Vers une prise de conscience ?

Avec internet et ensuite IG, tout a été boulversé. Les vieux clichés se sont fait exploser. Les girls next door de toutes les couleurs sont devenues influenceuses, elles ont imposé de nouveaux canons. IG est le nouveau média et il ratisse large, très large, au-delà des frontières, des langues, des origines et des codes établis. Alleluia !!!! Malgré tout, la route reste encore longue. Et je suis ravie que les consciences se réveillent enfin et que tout à coup, on réalise que les dés sont pipés et que ça doit s’arrêter. Mais j’attends des faits, du concret.

Entre le moment où j’ai commencé à écrire ce post (je sais, je suis une tortue 🙂 ) et aujourd’hui, George Floyd a été assassiné par un salopard pervers et ses complices et l’Amérique s’est soulevée comme un seul homme, comme jamais… J’ai bien conscience que le sujet d’invisibilité est bien anodin au regard de ces évènements tragiques.

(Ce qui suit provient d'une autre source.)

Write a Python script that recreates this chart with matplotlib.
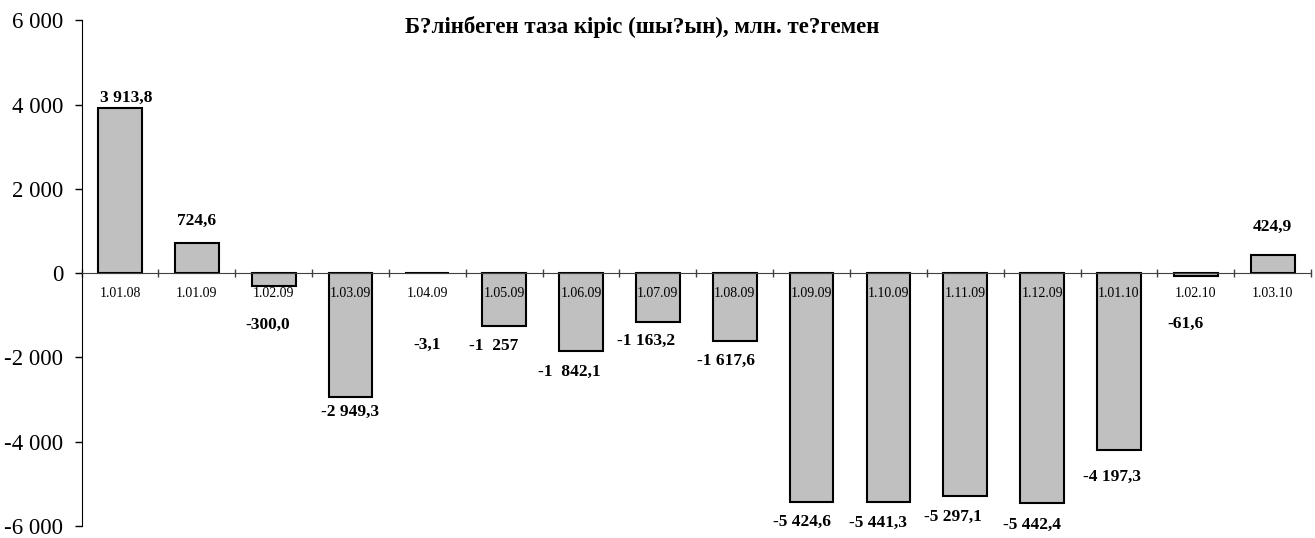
import numpy as np
import matplotlib
matplotlib.use('Agg')
import matplotlib.pyplot as plt
from matplotlib.ticker import FuncFormatter

# data
dates = ['1.01.08', '1.01.09', '1.02.09', '1.03.09', '1.04.09', '1.05.09', '1.06.09', '1.07.09',
         '1.08.09', '1.09.09', '1.10.09', '1.11.09', '1.12.09', '1.01.10', '1.02.10', '1.03.10']
values = [3913.8, 724.6, -300.0, -2949.3, -3.1, -1257.0, -1842.1, -1163.2,
          -1617.6, -5424.6, -5441.3, -5297.1, -5442.4, -4197.3, -61.6, 424.9]
value_texts = ['3 913,8', '724,6', '-300,0', '-2 949,3', '-3,1', '-1  257', '-1  842,1', '-1 163,2',
               '-1 617,6', '-5 424,6', '-5 441,3', '-5 297,1', '-5 442,4', '-4 197,3', '-61,6', '424,9']
title = 'Б?лінбеген таза кіріс (шы?ын), млн. те?гемен'

# label nudges in pixels (dx, dy from bar end), as placed in the original
label_nudge = [(6, 10), (0, 22), (-6, -39), (0, -14), (0, -72), (-11, -20), (-12, -21), (-12, -19),
               (-9, -20), (-10, -20), (-10, -20), (-12, -20), (-10, -22), (-7, -27), (-10, -48), (0, 28)]

plt.rcParams['font.family'] = ['Liberation Serif', 'DejaVu Serif']
plt.rcParams['axes.unicode_minus'] = False

fig = plt.figure(figsize=(13.15, 5.38), dpi=100)
ax = fig.add_axes([0.062, 0.0223, 0.935, 0.9397])

x = np.arange(len(values))
ax.bar(x, values, width=0.57, color='#C0C0C0', edgecolor='black', linewidth=1.5, zorder=2)

ax.set_xlim(-0.5, len(values) - 0.5)
ax.set_ylim(-6000, 6000)
ax.set_yticks(np.arange(-6000, 6001, 2000))
ax.yaxis.set_major_formatter(FuncFormatter(lambda v, p: f'{int(v):,}'.replace(',', ' ')))
ax.tick_params(axis='y', labelsize=16.5, length=5, width=1, direction='out', pad=8)

# zero line with category boundary ticks
ax.spines['bottom'].set_position(('data', 0))
ax.spines['bottom'].set_color('#404040')
ax.spines['bottom'].set_zorder(3)
ax.set_xticks(np.arange(-0.5, len(values), 1.0))
ax.set_xticklabels([])
ax.tick_params(axis='x', direction='inout', length=6, width=1, color='#404040')
ax.spines['top'].set_visible(False)
ax.spines['right'].set_visible(False)

px = 0.72  # points per pixel at 100 dpi
for i, (v, t) in enumerate(zip(values, value_texts)):
    ax.annotate(dates[i], (i, 0), xytext=(0, -20 * px), textcoords='offset points',
                ha='center', va='center', fontsize=10, zorder=4)
    dx, dy = label_nudge[i]
    ax.annotate(t, (i, v), xytext=(dx * px, dy * px), textcoords='offset points',
                ha='center', va='center', fontsize=12.5, fontweight='bold', zorder=4)

fig.text(0.488, 0.95, title, ha='center', va='center', fontsize=16.5, fontweight='bold')

fig.savefig('out.png', dpi=100)
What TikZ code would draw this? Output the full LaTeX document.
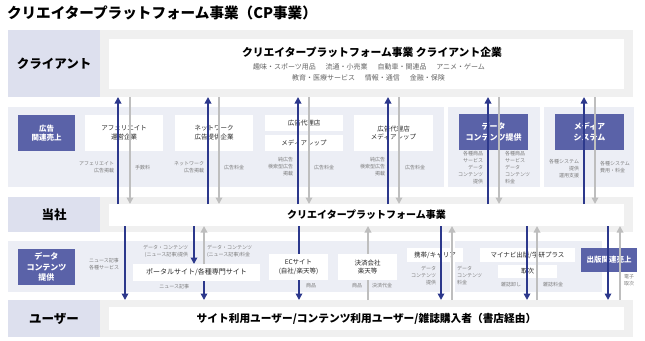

Loin de moi l’envie de faire des raccourcis. Pourtant, je me dis que ce qui se passe, cette prise de conscience brutale doit nous amener, chacun à notre niveau, à interroger tous les ressorts psychologiques, sociétaux, économiques et systémiques en vigueur actuellement dans toutes les strates de la société, dans tous les domaines et l’industrie de la « beauté » n’y échappe pas. Elle fait partie du système, au moins d’un point de vue culturel et économique.

Pour conclure, je vous invite à regarder ce mini documentaire américain sur le test de la poupée. S’il ne vous arrache pas une larme… Mais l’idée n’est pas de vous faire verser des larmes de crocodile, l’idée est de vous montrer que les schémas mentaux, qui détermineront la société de demain, se construisent dès l’enfance, avec des paroles et des actes. La vision ou l’invisibilité de l’autre, l’empathie ou le mépris, voire la haine envers l’autre, tout cela se construit dès l’enfance. Et c’est au sein de la famille que cette éducation se fait. Je veux être optimiste et je pense que toute prise de conscience, même tardive, tout questionnement autour de la race est porteur d’espoir et surtout de changements. Et vous, vous en pensez quoi ? Venez échanger !

6 commentaires

  1. Bravo pour ce très bel article, Chantal 👏
    Même espoir que vous à l’arrivée de Rihanna & Fenty Beauty sur le marché. Gardons espoir en cette période car les lignes pourraient enfin bouger pour de vrai !

    • Chantal Soutarson Répondre

      Bonjour Aïna, Merci pour votre lecture :-). J’aimerais bien que ça bouge, mais j’ai l’impression que les vieux schémas sont encore tellement encrés. Les choses changeront sans doute, mais je ne serai peut-être plus là pour le voir, à la vitesse où ça va 🙁

  2. Coucou Chantal,
    J’ai aimé ton article et il n’y aura pas de « mais » car je trouve tes mots justes c’est complètement ma pensée et ma vision. Je pense que les choses commenceront à bouger quand au niveau de l’éducation des choses se feront (parents- enfants et l’éducation nationale) Car comme tu le dis ces schémas nous sont appris des l’enfance.
    Trop doucement mais peut être sûrement je veux le croire que les choses changeront.
    Bisous
    Vanessa alias so-so vanilla ☺️

    • Chantal Soutarson Répondre

      Coucou Vanessa :-), merci d’avoir pris le temps de me lire, c’est cool de te retrouver ici. Je partage évidemment ton constat et j’irais même plus loin, les adultes aussi doivent s’éduquer car ils ont pour la plupart un biais racial qui les empêche de voir la réalité. Je t’embrasse 😉

  3. Bravo, très bel article Chantal. Espérons que les choses changent pour de vrai et vite !

    • Chantal Soutarson Répondre

      Hello Charline, il faut espérer et plus que l’espoir, il faut une volonté (presque politique au sens large du terme) des gens de la profession. Et je ne suis pas certaine que ces « gens » aient intérêt à ce que l’ordre établi change. Car jusqu’à présent, il fonctionnait très bien comme ça ce sytème, alors pourquoi le modifier ???